─── Supplied records ───

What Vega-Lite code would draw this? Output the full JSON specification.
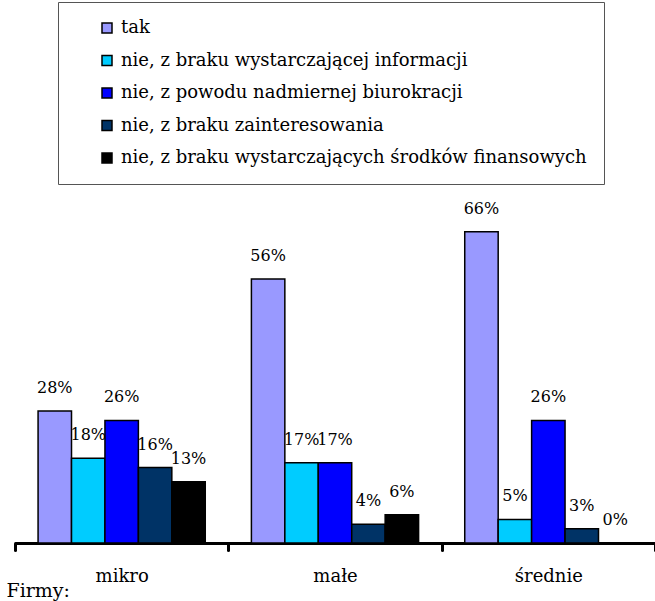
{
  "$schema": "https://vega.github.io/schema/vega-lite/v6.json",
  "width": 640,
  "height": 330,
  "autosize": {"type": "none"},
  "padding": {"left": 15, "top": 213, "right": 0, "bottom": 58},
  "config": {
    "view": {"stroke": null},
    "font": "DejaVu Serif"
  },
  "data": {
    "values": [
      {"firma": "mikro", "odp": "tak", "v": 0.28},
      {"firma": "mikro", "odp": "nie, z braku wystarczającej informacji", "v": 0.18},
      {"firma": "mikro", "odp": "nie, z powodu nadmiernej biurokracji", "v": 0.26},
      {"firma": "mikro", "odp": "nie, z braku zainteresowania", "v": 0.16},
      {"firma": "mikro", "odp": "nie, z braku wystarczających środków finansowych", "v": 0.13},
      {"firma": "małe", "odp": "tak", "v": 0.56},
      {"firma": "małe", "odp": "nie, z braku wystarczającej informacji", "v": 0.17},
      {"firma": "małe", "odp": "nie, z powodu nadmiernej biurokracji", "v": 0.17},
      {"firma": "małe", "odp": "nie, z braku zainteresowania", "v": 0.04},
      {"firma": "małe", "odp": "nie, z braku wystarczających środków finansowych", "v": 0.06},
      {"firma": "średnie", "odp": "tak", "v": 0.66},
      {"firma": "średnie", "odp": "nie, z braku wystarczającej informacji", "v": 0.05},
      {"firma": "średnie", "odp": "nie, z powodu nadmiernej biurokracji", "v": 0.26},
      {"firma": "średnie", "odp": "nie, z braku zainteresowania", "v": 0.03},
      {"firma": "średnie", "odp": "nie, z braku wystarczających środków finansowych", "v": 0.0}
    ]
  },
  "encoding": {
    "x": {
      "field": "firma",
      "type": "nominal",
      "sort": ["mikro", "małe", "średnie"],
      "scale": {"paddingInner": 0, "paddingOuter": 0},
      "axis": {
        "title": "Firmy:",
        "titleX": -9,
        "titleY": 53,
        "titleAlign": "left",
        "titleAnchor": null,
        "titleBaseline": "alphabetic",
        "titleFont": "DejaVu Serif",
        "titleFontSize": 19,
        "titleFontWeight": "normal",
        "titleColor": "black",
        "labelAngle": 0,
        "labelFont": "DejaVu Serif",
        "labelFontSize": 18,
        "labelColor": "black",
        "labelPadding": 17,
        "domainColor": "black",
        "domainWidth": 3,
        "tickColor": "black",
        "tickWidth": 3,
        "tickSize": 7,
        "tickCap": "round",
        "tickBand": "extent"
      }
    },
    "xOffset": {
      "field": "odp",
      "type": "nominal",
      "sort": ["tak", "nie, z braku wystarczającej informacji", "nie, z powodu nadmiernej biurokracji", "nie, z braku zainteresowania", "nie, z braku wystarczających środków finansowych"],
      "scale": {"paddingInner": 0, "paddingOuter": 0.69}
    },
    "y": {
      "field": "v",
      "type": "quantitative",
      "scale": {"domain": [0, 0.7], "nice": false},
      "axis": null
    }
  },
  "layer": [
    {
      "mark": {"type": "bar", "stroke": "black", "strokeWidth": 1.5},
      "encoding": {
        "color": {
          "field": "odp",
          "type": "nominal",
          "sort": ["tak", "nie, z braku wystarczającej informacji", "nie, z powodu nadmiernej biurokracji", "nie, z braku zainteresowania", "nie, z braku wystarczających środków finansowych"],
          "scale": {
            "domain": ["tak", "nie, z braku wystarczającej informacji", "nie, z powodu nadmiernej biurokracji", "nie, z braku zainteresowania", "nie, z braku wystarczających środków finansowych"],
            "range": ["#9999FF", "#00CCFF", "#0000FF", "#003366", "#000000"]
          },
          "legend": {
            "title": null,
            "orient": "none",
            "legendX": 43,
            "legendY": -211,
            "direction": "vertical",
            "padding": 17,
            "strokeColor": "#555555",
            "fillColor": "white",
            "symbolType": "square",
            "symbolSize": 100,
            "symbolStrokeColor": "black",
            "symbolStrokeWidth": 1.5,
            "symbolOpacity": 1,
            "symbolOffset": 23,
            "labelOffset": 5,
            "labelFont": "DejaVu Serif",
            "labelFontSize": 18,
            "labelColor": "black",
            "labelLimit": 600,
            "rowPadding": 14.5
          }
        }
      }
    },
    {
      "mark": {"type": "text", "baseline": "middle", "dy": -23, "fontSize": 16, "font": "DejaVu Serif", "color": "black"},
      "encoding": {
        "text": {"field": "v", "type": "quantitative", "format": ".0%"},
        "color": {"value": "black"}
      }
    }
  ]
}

───
─── Supplied records ───

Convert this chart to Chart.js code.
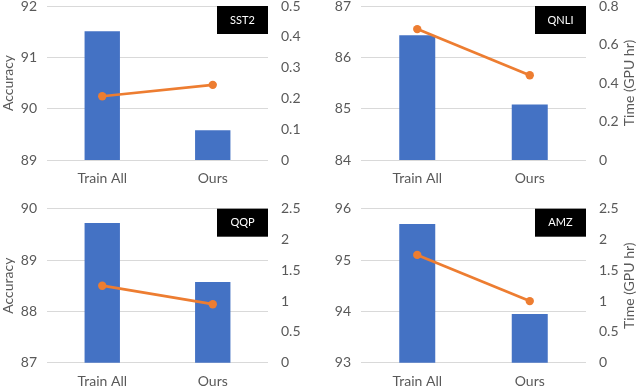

───
─── Supplied records ───

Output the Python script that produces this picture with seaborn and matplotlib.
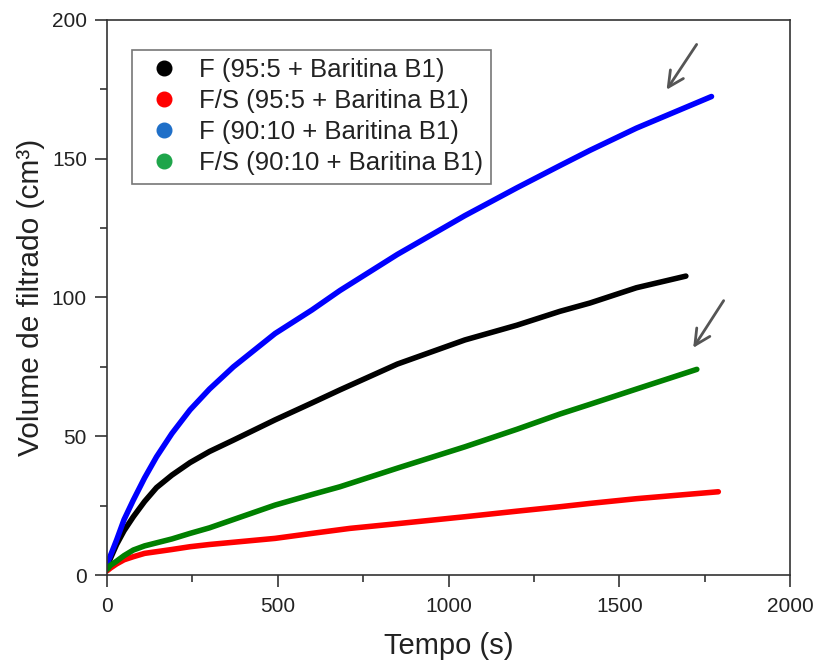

───

**Work required**: Locate the word "Output" in the data above. Copy every line carrying it.

**Response for this exercise**:
What Vega-Lite code would draw this? Output the full JSON specification.
Output the Python script that produces this picture with seaborn and matplotlib.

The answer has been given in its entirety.